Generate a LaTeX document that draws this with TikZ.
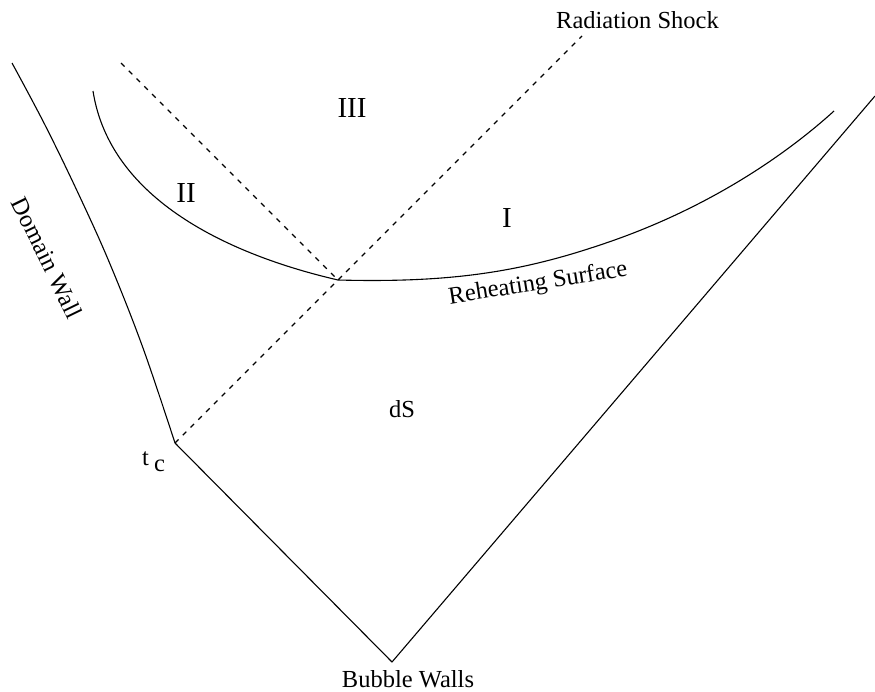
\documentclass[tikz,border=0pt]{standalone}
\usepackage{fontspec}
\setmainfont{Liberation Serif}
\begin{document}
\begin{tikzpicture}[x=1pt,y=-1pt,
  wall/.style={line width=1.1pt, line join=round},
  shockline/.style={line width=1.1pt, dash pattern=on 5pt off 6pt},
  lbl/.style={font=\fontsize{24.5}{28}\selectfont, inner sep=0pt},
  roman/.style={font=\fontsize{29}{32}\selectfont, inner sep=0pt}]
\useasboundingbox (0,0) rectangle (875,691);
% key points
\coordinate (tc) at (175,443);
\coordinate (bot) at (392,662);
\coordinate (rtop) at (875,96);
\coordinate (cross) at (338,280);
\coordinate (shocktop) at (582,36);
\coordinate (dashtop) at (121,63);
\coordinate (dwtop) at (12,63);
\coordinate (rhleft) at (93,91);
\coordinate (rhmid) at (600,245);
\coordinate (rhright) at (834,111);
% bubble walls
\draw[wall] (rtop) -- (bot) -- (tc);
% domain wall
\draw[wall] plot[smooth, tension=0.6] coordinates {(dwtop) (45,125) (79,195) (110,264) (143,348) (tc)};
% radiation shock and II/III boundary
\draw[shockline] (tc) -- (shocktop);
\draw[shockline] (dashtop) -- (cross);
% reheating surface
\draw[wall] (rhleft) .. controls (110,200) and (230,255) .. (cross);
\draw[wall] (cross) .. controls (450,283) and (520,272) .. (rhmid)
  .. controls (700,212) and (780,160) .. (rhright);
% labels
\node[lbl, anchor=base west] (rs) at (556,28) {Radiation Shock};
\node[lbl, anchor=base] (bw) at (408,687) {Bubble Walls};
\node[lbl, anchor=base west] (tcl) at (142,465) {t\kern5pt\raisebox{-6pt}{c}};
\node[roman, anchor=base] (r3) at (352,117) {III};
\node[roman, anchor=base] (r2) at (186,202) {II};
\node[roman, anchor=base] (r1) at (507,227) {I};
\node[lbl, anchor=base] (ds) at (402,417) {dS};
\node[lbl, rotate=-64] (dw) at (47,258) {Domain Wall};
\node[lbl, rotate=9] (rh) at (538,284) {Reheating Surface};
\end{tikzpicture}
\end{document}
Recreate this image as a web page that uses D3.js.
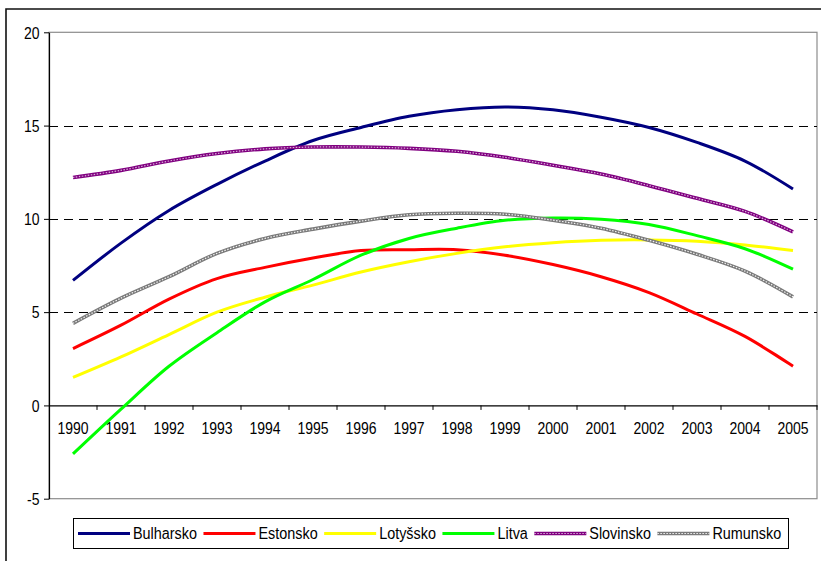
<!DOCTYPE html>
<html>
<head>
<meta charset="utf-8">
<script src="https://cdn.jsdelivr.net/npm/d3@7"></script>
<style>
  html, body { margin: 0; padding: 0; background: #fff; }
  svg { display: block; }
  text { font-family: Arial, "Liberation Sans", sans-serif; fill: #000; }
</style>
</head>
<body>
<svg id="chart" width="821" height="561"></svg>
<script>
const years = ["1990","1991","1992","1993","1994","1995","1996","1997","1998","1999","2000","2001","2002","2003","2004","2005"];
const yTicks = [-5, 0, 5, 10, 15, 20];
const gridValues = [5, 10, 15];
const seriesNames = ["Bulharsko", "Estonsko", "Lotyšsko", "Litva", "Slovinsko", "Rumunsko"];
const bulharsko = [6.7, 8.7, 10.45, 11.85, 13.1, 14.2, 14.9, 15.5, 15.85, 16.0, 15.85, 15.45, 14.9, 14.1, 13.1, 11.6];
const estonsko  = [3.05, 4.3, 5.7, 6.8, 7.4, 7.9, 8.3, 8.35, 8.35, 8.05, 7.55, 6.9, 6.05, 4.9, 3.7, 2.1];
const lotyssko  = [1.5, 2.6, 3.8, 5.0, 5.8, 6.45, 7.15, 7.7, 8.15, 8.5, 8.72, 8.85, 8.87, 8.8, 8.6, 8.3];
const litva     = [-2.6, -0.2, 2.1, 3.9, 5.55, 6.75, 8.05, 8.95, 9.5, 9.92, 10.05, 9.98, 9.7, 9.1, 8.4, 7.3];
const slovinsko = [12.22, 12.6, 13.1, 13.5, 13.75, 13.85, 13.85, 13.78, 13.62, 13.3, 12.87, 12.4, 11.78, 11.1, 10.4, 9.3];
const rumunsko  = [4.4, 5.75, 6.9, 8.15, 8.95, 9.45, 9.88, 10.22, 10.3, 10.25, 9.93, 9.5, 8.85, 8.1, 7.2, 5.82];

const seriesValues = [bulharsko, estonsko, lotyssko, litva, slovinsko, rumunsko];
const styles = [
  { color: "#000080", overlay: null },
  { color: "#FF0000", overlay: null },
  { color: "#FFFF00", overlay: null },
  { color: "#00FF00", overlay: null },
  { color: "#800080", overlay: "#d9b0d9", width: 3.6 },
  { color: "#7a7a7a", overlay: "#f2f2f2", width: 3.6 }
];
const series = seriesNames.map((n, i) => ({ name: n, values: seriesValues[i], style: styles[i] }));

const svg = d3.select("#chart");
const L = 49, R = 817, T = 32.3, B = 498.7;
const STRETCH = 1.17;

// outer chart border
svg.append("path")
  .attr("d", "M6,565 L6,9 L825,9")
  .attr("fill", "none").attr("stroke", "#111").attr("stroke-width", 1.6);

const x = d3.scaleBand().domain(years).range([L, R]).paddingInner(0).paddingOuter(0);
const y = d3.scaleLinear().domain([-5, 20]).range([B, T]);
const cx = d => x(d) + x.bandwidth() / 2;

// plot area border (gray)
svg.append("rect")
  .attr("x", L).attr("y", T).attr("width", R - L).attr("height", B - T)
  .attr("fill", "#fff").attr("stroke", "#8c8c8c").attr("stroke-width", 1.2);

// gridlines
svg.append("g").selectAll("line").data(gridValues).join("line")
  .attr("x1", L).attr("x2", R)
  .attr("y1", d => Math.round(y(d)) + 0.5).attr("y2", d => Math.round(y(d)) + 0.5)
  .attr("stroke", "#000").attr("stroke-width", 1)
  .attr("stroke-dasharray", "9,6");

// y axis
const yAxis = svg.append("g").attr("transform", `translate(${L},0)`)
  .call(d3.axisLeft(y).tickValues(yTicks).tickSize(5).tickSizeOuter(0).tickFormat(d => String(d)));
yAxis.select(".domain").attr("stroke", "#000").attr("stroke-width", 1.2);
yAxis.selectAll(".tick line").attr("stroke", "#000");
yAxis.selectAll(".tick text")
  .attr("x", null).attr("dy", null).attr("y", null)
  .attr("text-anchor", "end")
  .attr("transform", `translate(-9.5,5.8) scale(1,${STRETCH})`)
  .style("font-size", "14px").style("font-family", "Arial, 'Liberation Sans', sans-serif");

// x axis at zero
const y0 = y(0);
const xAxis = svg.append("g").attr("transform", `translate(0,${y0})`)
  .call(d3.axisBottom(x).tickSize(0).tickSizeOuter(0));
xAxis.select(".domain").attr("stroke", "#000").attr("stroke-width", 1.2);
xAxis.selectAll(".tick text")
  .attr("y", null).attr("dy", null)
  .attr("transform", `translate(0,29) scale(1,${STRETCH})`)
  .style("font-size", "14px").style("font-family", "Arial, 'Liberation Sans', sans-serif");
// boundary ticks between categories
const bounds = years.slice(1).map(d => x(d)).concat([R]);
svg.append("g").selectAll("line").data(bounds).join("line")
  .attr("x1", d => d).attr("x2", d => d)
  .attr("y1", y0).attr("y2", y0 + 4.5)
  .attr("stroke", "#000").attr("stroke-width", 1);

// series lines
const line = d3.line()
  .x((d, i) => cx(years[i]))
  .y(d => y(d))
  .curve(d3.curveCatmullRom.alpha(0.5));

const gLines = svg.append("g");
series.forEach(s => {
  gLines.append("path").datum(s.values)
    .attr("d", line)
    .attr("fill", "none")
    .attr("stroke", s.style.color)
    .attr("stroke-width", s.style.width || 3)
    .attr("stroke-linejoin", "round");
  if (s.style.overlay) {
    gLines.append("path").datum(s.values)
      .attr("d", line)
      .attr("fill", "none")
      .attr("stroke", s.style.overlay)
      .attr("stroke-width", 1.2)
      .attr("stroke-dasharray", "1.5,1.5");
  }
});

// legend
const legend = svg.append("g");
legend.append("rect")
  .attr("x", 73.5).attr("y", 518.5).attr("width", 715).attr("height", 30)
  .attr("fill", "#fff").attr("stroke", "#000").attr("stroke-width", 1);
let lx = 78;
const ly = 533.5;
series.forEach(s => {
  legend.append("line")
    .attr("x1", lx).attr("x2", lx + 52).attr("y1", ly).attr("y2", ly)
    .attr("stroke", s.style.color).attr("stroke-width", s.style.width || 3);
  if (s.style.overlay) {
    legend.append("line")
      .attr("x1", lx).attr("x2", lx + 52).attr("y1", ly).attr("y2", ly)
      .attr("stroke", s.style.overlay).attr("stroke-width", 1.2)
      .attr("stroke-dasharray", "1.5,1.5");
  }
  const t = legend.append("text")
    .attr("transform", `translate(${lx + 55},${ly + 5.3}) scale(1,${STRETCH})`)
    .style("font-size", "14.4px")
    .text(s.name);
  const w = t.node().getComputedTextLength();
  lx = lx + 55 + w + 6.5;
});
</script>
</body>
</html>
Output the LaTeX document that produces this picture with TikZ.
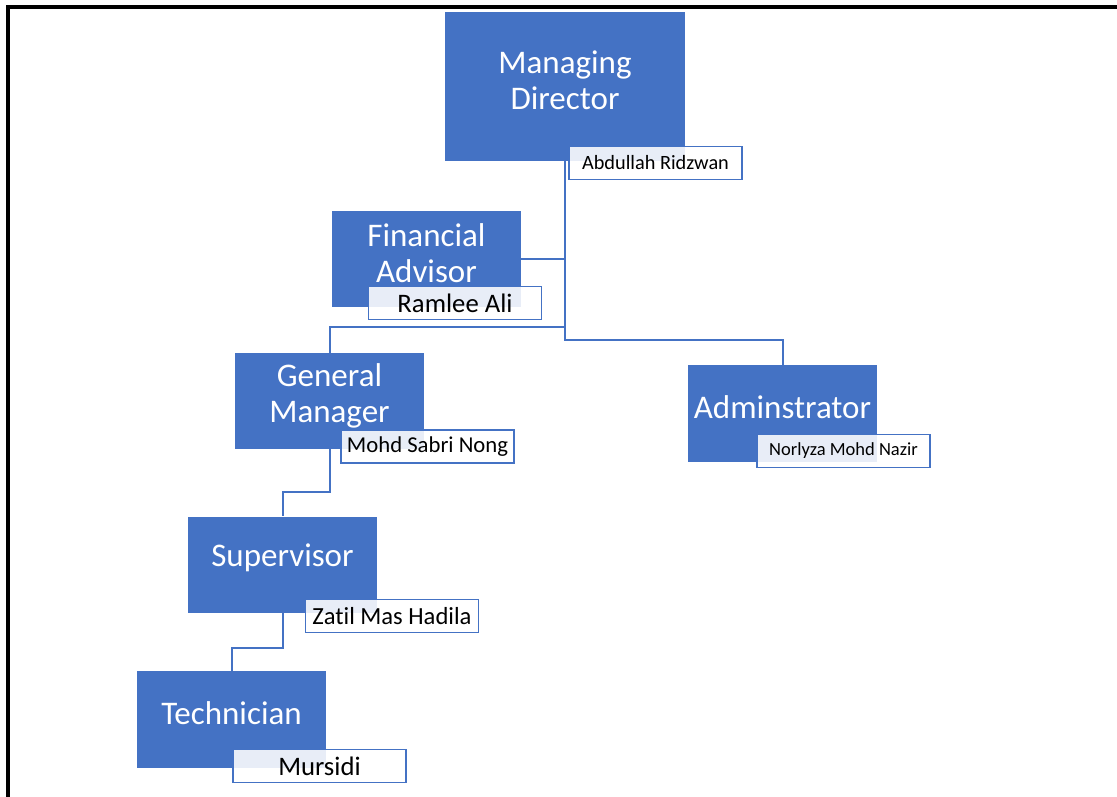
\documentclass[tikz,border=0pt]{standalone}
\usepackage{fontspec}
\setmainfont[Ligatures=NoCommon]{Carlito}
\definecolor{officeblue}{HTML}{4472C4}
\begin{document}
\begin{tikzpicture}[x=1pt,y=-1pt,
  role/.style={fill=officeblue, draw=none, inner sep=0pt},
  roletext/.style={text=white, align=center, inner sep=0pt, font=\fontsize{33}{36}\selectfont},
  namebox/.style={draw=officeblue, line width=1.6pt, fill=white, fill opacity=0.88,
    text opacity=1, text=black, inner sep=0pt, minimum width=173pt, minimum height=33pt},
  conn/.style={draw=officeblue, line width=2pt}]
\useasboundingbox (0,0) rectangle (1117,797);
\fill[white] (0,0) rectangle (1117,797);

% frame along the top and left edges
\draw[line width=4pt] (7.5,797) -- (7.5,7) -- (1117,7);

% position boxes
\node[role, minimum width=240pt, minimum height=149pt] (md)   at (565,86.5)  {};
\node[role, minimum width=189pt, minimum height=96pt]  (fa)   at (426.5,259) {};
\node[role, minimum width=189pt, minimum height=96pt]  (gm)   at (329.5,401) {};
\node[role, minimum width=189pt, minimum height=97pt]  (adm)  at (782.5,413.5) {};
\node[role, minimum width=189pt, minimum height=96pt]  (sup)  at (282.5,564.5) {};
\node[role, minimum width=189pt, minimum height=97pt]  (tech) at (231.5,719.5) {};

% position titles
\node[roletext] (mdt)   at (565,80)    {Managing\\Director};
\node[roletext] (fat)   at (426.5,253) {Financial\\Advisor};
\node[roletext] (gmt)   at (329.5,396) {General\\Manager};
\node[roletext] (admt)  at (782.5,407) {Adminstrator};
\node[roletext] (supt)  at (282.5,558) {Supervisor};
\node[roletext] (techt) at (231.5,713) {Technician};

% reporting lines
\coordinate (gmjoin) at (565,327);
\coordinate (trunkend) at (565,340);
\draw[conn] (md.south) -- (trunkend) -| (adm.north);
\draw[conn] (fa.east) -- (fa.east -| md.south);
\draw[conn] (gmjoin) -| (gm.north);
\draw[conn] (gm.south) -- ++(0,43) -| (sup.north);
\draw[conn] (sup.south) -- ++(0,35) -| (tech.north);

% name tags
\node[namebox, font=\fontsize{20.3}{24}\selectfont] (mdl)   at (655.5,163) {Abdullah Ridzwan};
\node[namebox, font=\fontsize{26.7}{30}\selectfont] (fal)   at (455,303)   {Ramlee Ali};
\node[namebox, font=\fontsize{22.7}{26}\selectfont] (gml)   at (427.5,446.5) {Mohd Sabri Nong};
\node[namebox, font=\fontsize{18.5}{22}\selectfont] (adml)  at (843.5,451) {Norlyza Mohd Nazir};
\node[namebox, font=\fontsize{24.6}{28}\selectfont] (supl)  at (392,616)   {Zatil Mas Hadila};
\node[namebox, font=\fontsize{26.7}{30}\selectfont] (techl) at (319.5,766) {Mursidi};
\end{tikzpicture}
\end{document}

> [Written request]:
Look above and copy only the lines from the one holding "Recreate this image" to the one holding "8.1, 7.2, 5.82];", both included, exactly, minus the pictures.

> [Full response]:
Recreate this image as a web page that uses D3.js.
<!DOCTYPE html>
<html>
<head>
<meta charset="utf-8">
<script src="https://cdn.jsdelivr.net/npm/d3@7"></script>
<style>
  html, body { margin: 0; padding: 0; background: #fff; }
  svg { display: block; }
  text { font-family: Arial, "Liberation Sans", sans-serif; fill: #000; }
</style>
</head>
<body>
<svg id="chart" width="821" height="561"></svg>
<script>
const years = ["1990","1991","1992","1993","1994","1995","1996","1997","1998","1999","2000","2001","2002","2003","2004","2005"];
const yTicks = [-5, 0, 5, 10, 15, 20];
const gridValues = [5, 10, 15];
const seriesNames = ["Bulharsko", "Estonsko", "Lotyšsko", "Litva", "Slovinsko", "Rumunsko"];
const bulharsko = [6.7, 8.7, 10.45, 11.85, 13.1, 14.2, 14.9, 15.5, 15.85, 16.0, 15.85, 15.45, 14.9, 14.1, 13.1, 11.6];
const estonsko  = [3.05, 4.3, 5.7, 6.8, 7.4, 7.9, 8.3, 8.35, 8.35, 8.05, 7.55, 6.9, 6.05, 4.9, 3.7, 2.1];
const lotyssko  = [1.5, 2.6, 3.8, 5.0, 5.8, 6.45, 7.15, 7.7, 8.15, 8.5, 8.72, 8.85, 8.87, 8.8, 8.6, 8.3];
const litva     = [-2.6, -0.2, 2.1, 3.9, 5.55, 6.75, 8.05, 8.95, 9.5, 9.92, 10.05, 9.98, 9.7, 9.1, 8.4, 7.3];
const slovinsko = [12.22, 12.6, 13.1, 13.5, 13.75, 13.85, 13.85, 13.78, 13.62, 13.3, 12.87, 12.4, 11.78, 11.1, 10.4, 9.3];
const rumunsko  = [4.4, 5.75, 6.9, 8.15, 8.95, 9.45, 9.88, 10.22, 10.3, 10.25, 9.93, 9.5, 8.85, 8.1, 7.2, 5.82];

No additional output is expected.